Shadow Waba 11 is a light, wide, medium contrast, upright, normal x-height font.
Keywords: posters, headlines, logos, packaging, album art, edgy, industrial, noir, rebellious, glitchy, texture, layering, impact, attitude, display, stenciled, cutout, notched, angular, fragmented.
A display sans built from crisp, geometric strokes that are repeatedly interrupted by carved cutouts and stepped notches. Many glyphs combine solid stems with offset interior voids that read like a shadowed layer or a mechanical knockout, creating a distinctive broken rhythm across counters and joins. The drawing is mostly monolinear with sharp terminals, occasional wedge-like diagonals, and a generally rectangular footprint; rounded letters keep a circular skeleton but are visibly segmented. Spacing and sidebearings feel assertive, and the internal cutaways add a secondary texture that stays consistent from caps through lowercase and numerals.
Best suited to short, high-impact settings such as posters, editorial headlines, event graphics, and logo wordmarks. It can also work well on packaging and album/cover art where the textured cutouts add attitude and motion. For longer reading, it performs better as a stylistic accent (pull quotes, section headers) rather than body text.
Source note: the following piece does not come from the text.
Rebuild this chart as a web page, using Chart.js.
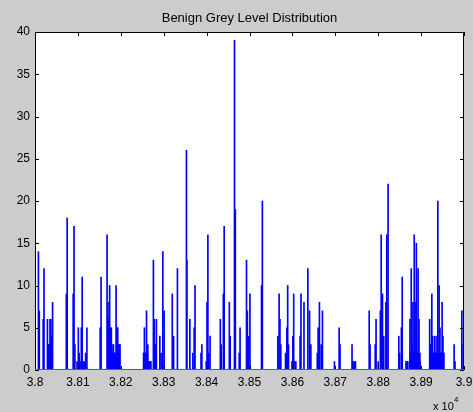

The cutout-and-shadow treatment gives the face a gritty, industrial mood with a slightly mischievous, underground energy. It evokes stamped signage, DIY posters, and late-night club or zine aesthetics, where disruption and texture are part of the voice rather than a flaw.
The design appears intended to merge a clean geometric base with a deliberate cutout/shadow motif, producing a layered, stencil-like texture without relying on outlines. The consistent internal interruptions suggest a focus on characterful display typography that stays cohesive across the full alphanumeric set.
In text, the repeated internal breaks create a strong pattern and can reduce legibility at smaller sizes, especially in dense paragraphs. The most effective impression comes from larger settings where the negative-space “shadow” details and notches can be clearly read.